Spence put it simply: "Perhaps if we can't bridge the divide, we can at least learn to live with it more respectfully."
To read the unabridged version of this letter, or to learn more about other groups working on bridging religious difference, go to http://www.slcbridges.com.
Don't say that, it's hurtful
Some points of tension named in the letter from organizers of "Bridging the Religious Divide":
* Referring to the LDS Church simply as "the Church" bothered people of other faiths, as did being referred to as "non-Mormons."
* The claim that the LDS Church is "the one true church" implies that all other faiths are inferior, and it's offensive to those of other traditions.

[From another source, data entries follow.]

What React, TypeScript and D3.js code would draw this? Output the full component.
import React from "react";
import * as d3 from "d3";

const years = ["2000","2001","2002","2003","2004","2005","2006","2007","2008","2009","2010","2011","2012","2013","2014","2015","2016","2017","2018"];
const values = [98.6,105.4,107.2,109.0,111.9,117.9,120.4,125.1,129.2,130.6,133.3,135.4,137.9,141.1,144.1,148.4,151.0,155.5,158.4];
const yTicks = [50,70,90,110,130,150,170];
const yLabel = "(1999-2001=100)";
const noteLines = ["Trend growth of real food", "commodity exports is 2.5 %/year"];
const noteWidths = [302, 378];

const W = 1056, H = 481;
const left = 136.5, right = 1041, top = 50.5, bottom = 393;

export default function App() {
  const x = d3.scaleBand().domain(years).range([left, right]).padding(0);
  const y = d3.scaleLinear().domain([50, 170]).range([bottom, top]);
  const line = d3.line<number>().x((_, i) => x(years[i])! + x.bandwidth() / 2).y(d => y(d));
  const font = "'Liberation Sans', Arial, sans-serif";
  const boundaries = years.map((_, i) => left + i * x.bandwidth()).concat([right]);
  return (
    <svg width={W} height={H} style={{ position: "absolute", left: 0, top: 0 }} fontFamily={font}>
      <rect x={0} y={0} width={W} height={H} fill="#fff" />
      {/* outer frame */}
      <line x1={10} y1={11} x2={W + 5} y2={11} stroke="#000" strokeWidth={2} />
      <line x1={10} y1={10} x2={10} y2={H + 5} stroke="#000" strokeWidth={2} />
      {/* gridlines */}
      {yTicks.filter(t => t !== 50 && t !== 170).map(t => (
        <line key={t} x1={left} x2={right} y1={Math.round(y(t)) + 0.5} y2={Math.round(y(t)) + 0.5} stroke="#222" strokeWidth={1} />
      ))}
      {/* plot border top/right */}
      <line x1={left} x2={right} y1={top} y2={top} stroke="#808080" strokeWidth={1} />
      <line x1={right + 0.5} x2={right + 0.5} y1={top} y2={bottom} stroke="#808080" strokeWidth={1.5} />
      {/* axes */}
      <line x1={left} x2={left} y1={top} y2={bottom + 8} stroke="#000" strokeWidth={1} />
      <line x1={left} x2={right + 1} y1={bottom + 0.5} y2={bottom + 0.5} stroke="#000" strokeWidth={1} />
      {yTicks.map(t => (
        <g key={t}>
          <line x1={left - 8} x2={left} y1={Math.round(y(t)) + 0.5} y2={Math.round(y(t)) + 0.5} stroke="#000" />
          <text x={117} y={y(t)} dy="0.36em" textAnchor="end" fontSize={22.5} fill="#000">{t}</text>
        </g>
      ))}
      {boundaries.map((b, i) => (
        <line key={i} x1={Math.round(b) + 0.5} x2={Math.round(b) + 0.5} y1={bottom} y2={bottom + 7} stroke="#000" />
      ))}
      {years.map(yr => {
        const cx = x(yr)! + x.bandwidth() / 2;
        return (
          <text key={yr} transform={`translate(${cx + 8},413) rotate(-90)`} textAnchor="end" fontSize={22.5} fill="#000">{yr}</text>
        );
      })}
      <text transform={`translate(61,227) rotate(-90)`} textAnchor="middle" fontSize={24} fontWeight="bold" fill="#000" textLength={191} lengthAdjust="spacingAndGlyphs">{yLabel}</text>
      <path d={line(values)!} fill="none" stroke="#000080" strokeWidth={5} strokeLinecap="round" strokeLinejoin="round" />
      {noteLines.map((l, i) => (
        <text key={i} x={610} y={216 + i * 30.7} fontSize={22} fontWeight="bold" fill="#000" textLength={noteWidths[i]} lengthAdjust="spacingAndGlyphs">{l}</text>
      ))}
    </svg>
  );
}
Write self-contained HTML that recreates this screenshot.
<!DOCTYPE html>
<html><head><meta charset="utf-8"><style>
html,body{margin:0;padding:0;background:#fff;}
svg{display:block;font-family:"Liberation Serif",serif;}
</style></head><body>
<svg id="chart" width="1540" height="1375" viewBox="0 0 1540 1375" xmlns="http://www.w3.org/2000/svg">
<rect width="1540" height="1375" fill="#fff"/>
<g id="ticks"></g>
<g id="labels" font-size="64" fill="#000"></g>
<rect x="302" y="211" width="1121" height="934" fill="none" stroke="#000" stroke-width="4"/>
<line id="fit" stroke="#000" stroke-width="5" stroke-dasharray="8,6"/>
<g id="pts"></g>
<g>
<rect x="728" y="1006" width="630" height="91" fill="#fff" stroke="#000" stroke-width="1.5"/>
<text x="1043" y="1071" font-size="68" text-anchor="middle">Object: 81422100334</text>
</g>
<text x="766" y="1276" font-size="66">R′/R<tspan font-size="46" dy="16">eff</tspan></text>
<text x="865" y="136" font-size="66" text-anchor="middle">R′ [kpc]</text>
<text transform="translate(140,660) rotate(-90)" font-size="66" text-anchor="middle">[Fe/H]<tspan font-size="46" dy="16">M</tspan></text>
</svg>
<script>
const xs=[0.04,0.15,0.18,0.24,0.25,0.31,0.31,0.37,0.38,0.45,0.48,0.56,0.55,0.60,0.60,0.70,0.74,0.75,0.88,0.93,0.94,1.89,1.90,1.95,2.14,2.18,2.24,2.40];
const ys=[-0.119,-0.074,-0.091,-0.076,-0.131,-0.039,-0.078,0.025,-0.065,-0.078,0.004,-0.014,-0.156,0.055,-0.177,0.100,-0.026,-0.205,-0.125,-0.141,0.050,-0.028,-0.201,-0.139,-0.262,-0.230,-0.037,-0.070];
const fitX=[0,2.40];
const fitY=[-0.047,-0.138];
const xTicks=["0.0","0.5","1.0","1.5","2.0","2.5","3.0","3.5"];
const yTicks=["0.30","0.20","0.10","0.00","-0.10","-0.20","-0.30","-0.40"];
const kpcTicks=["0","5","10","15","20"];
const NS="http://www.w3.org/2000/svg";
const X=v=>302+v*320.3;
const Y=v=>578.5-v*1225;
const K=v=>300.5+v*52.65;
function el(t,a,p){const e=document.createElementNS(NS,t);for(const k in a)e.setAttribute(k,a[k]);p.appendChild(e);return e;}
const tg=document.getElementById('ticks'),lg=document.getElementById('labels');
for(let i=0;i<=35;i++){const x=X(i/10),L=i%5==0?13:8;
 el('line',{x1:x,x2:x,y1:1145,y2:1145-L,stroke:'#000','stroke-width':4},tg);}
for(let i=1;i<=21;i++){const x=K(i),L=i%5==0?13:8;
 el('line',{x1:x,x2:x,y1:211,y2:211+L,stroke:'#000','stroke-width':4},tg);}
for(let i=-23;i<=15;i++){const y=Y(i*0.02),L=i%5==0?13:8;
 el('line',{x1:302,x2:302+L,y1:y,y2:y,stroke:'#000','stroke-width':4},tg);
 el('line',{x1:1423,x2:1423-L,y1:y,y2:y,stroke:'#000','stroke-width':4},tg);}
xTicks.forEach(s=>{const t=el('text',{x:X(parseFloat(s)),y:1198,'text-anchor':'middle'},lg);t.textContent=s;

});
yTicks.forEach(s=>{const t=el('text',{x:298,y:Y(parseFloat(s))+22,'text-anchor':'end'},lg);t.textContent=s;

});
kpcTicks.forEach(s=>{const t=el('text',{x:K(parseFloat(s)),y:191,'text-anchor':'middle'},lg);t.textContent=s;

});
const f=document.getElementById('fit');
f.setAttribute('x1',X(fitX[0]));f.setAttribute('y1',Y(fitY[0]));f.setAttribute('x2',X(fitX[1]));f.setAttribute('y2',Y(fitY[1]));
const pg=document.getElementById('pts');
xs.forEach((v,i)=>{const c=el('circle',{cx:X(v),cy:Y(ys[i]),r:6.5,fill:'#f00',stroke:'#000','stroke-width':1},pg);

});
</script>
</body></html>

* Proselytizing, though an important part of Mormon practice, makes other Utahns feel expressions of friendship may be contingent upon their openness to joining.
* Many Utahns feel that LDS Church members are unaware of how their church's dominance culturally and politically gives them a privileged status and how difficult it is for minority voices to be heard.
* Legislation on issues such as same-sex marriage, gay adoption, benefits for unmarried partners and liquor sales seem to some like an exercise in democracy, where the majority rules. Others see it as inappropriately imposing the majority's moral belief system on every resident.
* Stereotyping Mormons as "obedient, followers or sheep" is offensive and fails to recognize individuality and intelligence.
* Mormons feel that they are targets of disparaging remarks (and at times actions) that offend LDS belief and culture, and that other Utahns do not speak out against such remarks and actions.